The receiving party shall safeguard Confidential Information using at least the same degree of care the receiving party uses to protect its own Confidential Information, but with no less than reasonable care under the circumstances.


    The Purchaser shall not assign or transfer its rights and obligations under these Conditions without the express prior written consent of SSSL. The rights and obligations set forth in these Conditions shall not be imposed upon any party other than SSSL and the Purchaser to whom these Conditions apply. Only those parties to these Conditions are bound by the terms and can enforce the obligations.

In performing its obligations under the Conditions herein, the Purchaser shall act in accordance with all applicable Modern Slavery laws including, but not limited to, the regulations incorporated within the Modern Slavery Act 2015. The Purchaser shall take all reasonable measures to ensure that no activity of modern slavery or human trafficking exists within any part of its business or supply chain and shall ensure that all its business activities are executed in full compliance with SSSL’s Modern Slavery Act Statement which is accessible from SSSL’s website at


The Purchaser shall uphold an acceptable standard of protection of security and communication within its practices and policies, a standard of which is generally recognised by Cyber Security laws as good practice and compliance. The Purchaser shall communicate to SSSL any circumstances where such compliance is not achievable.

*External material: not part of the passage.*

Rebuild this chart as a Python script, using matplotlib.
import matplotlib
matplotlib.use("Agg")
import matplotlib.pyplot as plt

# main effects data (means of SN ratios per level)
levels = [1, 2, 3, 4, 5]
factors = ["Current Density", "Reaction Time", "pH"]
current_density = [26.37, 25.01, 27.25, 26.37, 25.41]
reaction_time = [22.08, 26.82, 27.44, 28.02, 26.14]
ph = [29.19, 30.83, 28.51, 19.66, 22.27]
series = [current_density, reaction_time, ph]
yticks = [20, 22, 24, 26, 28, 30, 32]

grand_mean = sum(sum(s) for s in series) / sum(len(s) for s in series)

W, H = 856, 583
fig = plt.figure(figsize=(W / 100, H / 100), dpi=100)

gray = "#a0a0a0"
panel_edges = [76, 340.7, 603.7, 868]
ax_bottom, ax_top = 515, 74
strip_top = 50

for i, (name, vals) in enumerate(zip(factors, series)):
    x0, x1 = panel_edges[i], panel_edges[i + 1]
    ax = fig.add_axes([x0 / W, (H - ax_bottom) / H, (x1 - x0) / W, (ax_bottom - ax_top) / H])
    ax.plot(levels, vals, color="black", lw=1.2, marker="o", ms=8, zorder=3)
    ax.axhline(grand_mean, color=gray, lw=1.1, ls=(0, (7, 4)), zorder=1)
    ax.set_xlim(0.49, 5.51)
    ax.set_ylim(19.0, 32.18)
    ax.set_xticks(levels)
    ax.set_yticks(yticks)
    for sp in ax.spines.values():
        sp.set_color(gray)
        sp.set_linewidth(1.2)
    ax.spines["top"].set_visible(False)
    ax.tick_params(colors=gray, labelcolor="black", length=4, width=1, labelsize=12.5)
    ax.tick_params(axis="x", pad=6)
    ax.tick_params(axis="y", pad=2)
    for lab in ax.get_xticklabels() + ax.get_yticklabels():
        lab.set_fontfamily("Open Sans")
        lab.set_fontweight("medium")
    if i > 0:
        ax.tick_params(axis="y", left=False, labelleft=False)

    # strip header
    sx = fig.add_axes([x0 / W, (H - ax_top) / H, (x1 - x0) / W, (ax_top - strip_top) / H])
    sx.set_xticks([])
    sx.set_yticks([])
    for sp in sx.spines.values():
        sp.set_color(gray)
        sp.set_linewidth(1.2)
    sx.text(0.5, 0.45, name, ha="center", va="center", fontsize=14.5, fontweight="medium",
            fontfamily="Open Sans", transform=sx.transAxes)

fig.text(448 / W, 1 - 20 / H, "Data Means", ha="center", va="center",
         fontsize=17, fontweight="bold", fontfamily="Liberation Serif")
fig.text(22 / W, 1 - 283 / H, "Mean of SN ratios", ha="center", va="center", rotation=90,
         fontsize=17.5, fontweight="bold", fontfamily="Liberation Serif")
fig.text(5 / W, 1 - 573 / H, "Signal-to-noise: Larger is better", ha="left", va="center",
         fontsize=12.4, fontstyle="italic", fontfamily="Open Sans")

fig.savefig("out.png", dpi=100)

In compliance with the General Data Protection Regulation (EU) 2016/679 (GDPR) and the Data Protection Act 2018, the Purchaser shall ensure the security and protection of all personal information and shall provide a compliant approach to data protection laws. The Purchaser shall implement data protection roles, policies, procedures, controls and measures across any part of its business at a generally recognised standard, to ensure consistent compliance with the aforementioned legislation.

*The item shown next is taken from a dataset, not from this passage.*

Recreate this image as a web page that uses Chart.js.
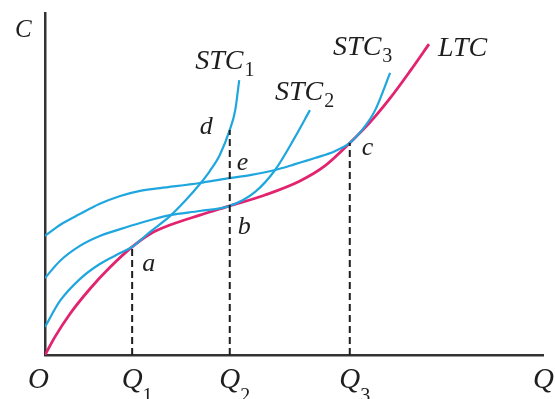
<!DOCTYPE html>
<html>
<head>
<meta charset="utf-8">
<script src="https://cdn.jsdelivr.net/npm/chart.js@4"></script>
<style>
  html, body { margin: 0; padding: 0; background: #ffffff; }
  #wrap { width: 555px; height: 399px; }
</style>
</head>
<body>
<div id="wrap"><canvas id="cost" width="555" height="399"></canvas></div>
<script>
// Output quantity Q (x) and cost C (y), arbitrary units 0..10

// Long-run total cost
const ltcQ = [0, 0.20, 0.50, 0.90, 1.31, 1.75, 2.11, 2.51, 3.11, 3.71, 4.42, 5.12, 5.62, 6.12, 6.53, 6.93, 7.33, 7.71];
const ltcC = [0, 0.53, 1.20, 1.93, 2.57, 3.16, 3.54, 3.80, 4.09, 4.36, 4.68, 5.09, 5.53, 6.20, 6.81, 7.51, 8.30, 9.09];

// Short-run total cost curves for three plant sizes
const stc1Q = [0, 0.30, 0.70, 1.10, 1.51, 1.75, 2.11, 2.51, 2.81, 3.11, 3.31, 3.51, 3.71, 3.82, 3.90];
const stc1C = [0.82, 1.58, 2.22, 2.66, 2.98, 3.16, 3.60, 4.06, 4.50, 5.00, 5.38, 5.85, 6.58, 7.16, 8.04];

const stc2Q = [0, 0.30, 0.70, 1.10, 1.51, 1.91, 2.51, 3.11, 3.71, 4.22, 4.62, 5.02, 5.32];
const stc2C = [2.25, 2.75, 3.19, 3.48, 3.68, 3.86, 4.09, 4.21, 4.36, 4.77, 5.41, 6.37, 7.16];

const stc3Q = [0, 0.30, 0.70, 1.10, 1.51, 1.91, 2.31, 3.11, 3.61, 4.12, 4.62, 5.02, 5.42, 5.82, 6.12, 6.43, 6.63, 6.93];
const stc3C = [3.48, 3.80, 4.12, 4.42, 4.65, 4.80, 4.88, 5.03, 5.15, 5.26, 5.41, 5.58, 5.76, 5.96, 6.20, 6.70, 7.16, 8.25];

// Marked output levels Q1, Q2, Q3
const qTicks = [1.75, 3.71, 6.12];
const qSubs = ['1', '2', '3'];

// Labelled points: a, b, c on LTC; d on STC1 and e on STC3 at Q2
const pointNames = ['a', 'b', 'c', 'd', 'e'];
const pointQ = [1.75, 3.71, 6.12, 3.71, 3.71];
const pointC = [3.16, 4.36, 6.20, 6.58, 5.18];

// Height reached by each dashed guide line (a, d, c)
const guideTop = [3.16, 6.58, 6.20];

const BLUE = '#1fa6de';
const PINK = '#e2236f';
const INK = '#1e1e1e';
const SERIF = '"Liberation Serif", "Times New Roman", serif';

const zip = (xs, ys) => xs.map((x, i) => ({ x: x, y: ys[i] }));

const curve = (label, xs, ys, color, width) => ({
  label: label,
  data: zip(xs, ys),
  showLine: true,
  borderColor: color,
  borderWidth: width,
  pointRadius: 0,
  cubicInterpolationMode: 'monotone',
  fill: false
});

const guides = qTicks.map((q, i) => ({
  label: 'guide' + i,
  data: [{ x: q, y: 0 }, { x: q, y: guideTop[i] }],
  showLine: true,
  borderColor: INK,
  borderWidth: 2,
  borderDash: [7, 4],
  pointRadius: 0
}));

// Text placement relative to the anchor pixel of each label
const curveLabelSpec = [
  { main: 'STC', sub: '1', q: stc1Q, c: stc1C, dx: -44, dy: -11 },
  { main: 'STC', sub: '2', q: stc2Q, c: stc2C, dx: -35, dy: -10 },
  { main: 'STC', sub: '3', q: stc3Q, c: stc3C, dx: -57, dy: -18 },
  { main: 'LTC', sub: '',  q: ltcQ,  c: ltcC,  dx: 9,   dy: 12 }
];
const pointLabelOffset = {
  a: [10, 24], b: [8, 28], c: [12, 12], d: [-30, 4], e: [7, -8]
};

function drawSub(ctx, main, sub, x, y, mainPx, subPx, subDy, gap, centered) {
  ctx.font = 'italic ' + mainPx + 'px ' + SERIF;
  const w = ctx.measureText(main).width;
  const left = centered ? x - w / 2 : x;
  ctx.fillText(main, left, y);
  if (sub) {
    ctx.font = subPx + 'px ' + SERIF;
    ctx.fillText(sub, left + w + gap, y + subDy);
  }
}

const labelPlugin = {
  id: 'costLabels',
  afterDraw(chart) {
    const ctx = chart.ctx;
    const xs = chart.scales.x, ys = chart.scales.y;
    ctx.save();
    ctx.fillStyle = INK;
    ctx.textBaseline = 'alphabetic';
    ctx.textAlign = 'left';

    // Curve names near the upper ends of the curves
    curveLabelSpec.forEach(s => {
      const n = s.q.length - 1;
      const px = xs.getPixelForValue(s.q[n]);
      const py = ys.getPixelForValue(s.c[n]);
      drawSub(ctx, s.main, s.sub, px + s.dx, py + s.dy, 28, 20, 7, 1, false);
    });

    // Point letters
    ctx.font = 'italic 26px ' + SERIF;
    pointNames.forEach((nm, i) => {
      const off = pointLabelOffset[nm];
      ctx.fillText(nm, xs.getPixelForValue(pointQ[i]) + off[0], ys.getPixelForValue(pointC[i]) + off[1]);
    });

    // Axis names and origin
    ctx.font = 'italic 25px ' + SERIF;
    ctx.fillText('C', xs.left - 30, ys.top + 24);
    ctx.font = 'italic 29px ' + SERIF;
    ctx.fillText('O', xs.left - 17, ys.bottom + 33);
    ctx.fillText('Q', xs.right - 10, ys.bottom + 33);

    // Q1, Q2, Q3 under the axis
    qTicks.forEach((q, i) => {
      drawSub(ctx, 'Q', qSubs[i], xs.getPixelForValue(q), ys.bottom + 33, 29, 20, 14, 0, true);
    });
    ctx.restore();
  }
};

new Chart(document.getElementById('cost'), {
  type: 'scatter',
  data: {
    datasets: [
      ...guides,
      curve('STC1', stc1Q, stc1C, BLUE, 2.2),
      curve('STC2', stc2Q, stc2C, BLUE, 2.2),
      curve('STC3', stc3Q, stc3C, BLUE, 2.2),
      curve('LTC', ltcQ, ltcC, PINK, 2.8)
    ]
  },
  options: {
    responsive: false,
    animation: false,
    layout: { padding: { left: 45, top: 13, right: 12, bottom: 44 } },
    plugins: { legend: { display: false }, tooltip: { enabled: false } },
    scales: {
      x: {
        type: 'linear', min: 0, max: 10,
        grid: { display: false },
        ticks: { display: false },
        border: { display: true, color: '#333333', width: 2.5 },
        afterFit: (scale) => { scale.height = 0; }
      },
      y: {
        type: 'linear', min: 0, max: 10,
        grid: { display: false },
        ticks: { display: false },
        border: { display: true, color: '#333333', width: 2.5 },
        afterFit: (scale) => { scale.width = 0; }
      }
    }
  },
  plugins: [labelPlugin]
});
</script>
</body>
</html>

SSSL reserves the right to subcontract the fulfilment of the contract or any part thereof.

  1. LIEN

In addition to any right of lien to which SSSL may by law be entitled, SSSL shall in the event of the Purchaser’s insolvency be entitled to a general lien on all items in SSSL’s possession (notwithstanding that such items or any of them may have been paid for) for the unpaid price of any other items sold and delivered to the Purchaser by SSSL under the same or any other contract.


No third party will have any right under the Contracts (Rights of Third Parties) Act 1999 to enforce any obligations under these Conditions.

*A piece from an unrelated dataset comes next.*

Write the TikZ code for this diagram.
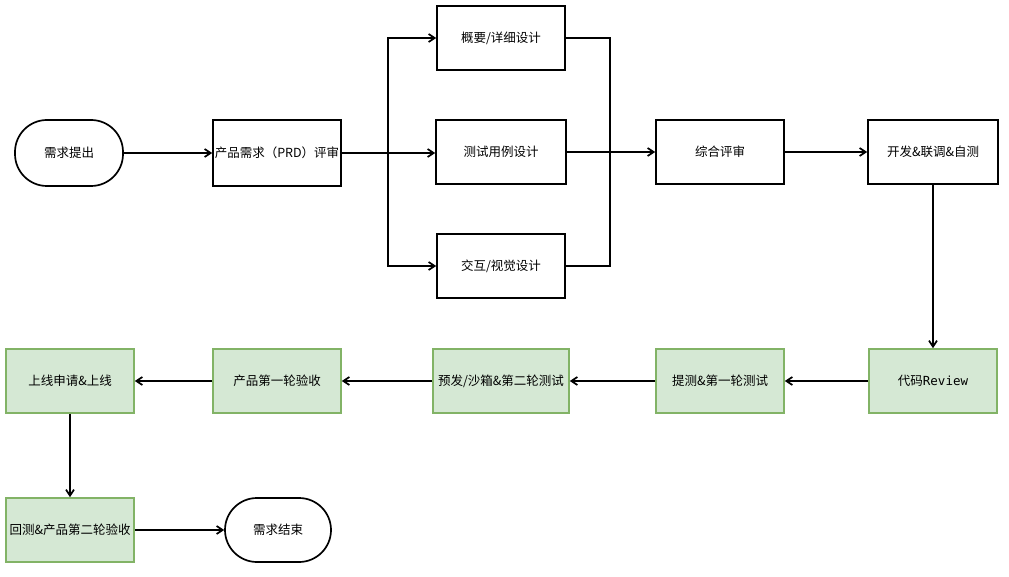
\documentclass[tikz,border=0pt]{standalone}
\usepackage{fontspec}
\setmainfont{Noto Sans CJK SC}
\newfontfamily\revmono{DejaVu Sans Mono}
\usetikzlibrary{arrows.meta}
\definecolor{gstroke}{RGB}{130,179,102}
\definecolor{gfill}{RGB}{213,232,212}
\begin{document}
\begin{tikzpicture}[x=1pt,y=-1pt,
  font=\fontsize{12.5}{14}\selectfont,
  box/.style={draw=black,line width=1.7pt,fill=white,minimum width=128pt,minimum height=64pt,inner sep=1pt},
  gbox/.style={draw=gstroke,line width=1.7pt,fill=gfill,minimum width=128pt,minimum height=64pt,inner sep=1pt},
  term/.style={draw=black,line width=1.7pt,fill=white,rounded corners=32pt,minimum width=108pt,minimum height=66pt},
  arr/.style={draw=black,line width=1.7pt,-{Straight Barb[length=6pt,width=8pt]}},
  ln/.style={draw=black,line width=1.7pt}]
\useasboundingbox (0,0) rectangle (1009,577);
% top row
\node[term] (start) at (69,153) {需求提出};
\node[box,minimum width=128pt,minimum height=66pt] (prd) at (277,153) {产品需求（PRD）评审};
\node[box] (d1) at (501,38) {概要/详细设计};
\node[box,minimum width=130pt] (d2) at (501,152) {测试用例设计};
\node[box] (d3) at (501,266) {交互/视觉设计};
\node[box,minimum height=64pt] (zh) at (720,152) {综合评审};
\node[box,minimum width=130pt,minimum height=64pt] (dev) at (933,152) {开发\&联调\&自测};
% middle row
\node[gbox] (cr) at (933,381) {代码{\revmono Review}};
\node[gbox] (t1) at (720,381) {提测\&第一轮测试};
\node[gbox,minimum width=136pt] (t2) at (501,381) {预发/沙箱\&第二轮测试};
\node[gbox] (p1) at (277,381) {产品第一轮验收};
\node[gbox] (up) at (70,381) {上线申请\&上线};
% bottom row
\node[gbox] (rt) at (70,530) {回测\&产品第二轮验收};
\node[term,minimum width=106pt,minimum height=64pt] (end) at (278,530) {需求结束};
% coordinates
\coordinate (fork) at (388,153);
\coordinate (merge) at (610,152);
% connectors
\draw[arr] (start.east) -- (prd.west |- start.east);
\draw[ln] (prd.east |- fork) -- (fork);
\draw[arr] (fork) |- (d1.west);
\draw[arr] (fork) -- (d2.west |- fork);
\draw[arr] (fork) |- (d3.west);
\draw[ln] (d1.east) -| (merge);
\draw[ln] (d3.east) -| (merge);
\draw[ln] (d2.east |- merge) -- (merge);
\draw[arr] (merge) -- (zh.west);
\draw[arr] (zh.east) -- (dev.west);
\draw[arr] (dev.south) -- (cr.north);
\draw[arr] (cr.west) -- (t1.east);
\draw[arr] (t1.west) -- (t2.east);
\draw[arr] (t2.west) -- (p1.east);
\draw[arr] (p1.west) -- (up.east);
\draw[arr] (up.south) -- (rt.north);
\draw[arr] (rt.east) -- (end.west);
\end{tikzpicture}
\end{document}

Any failure, delay or indulgence on the part of SSSL in exercising any power or right conferred hereunder shall not operate as a waiver of such power or right or preclude the exercise of any other right or remedy hereunder.


Any notice or other communication sent to the Purchaser in connection herewith shall be sufficient if sent to the address notified to SSSL for that purpose or, in the absence of such notification, to the Purchaser’s address last known to SSSL.

  1. LAW

The construction, validity and performance of the contract shall be governed by English law.


If at any time any term or condition hereof is or becomes illegal or void as a consequence of the operation of law then the remaining provisions hereof shall remain in full force and effect.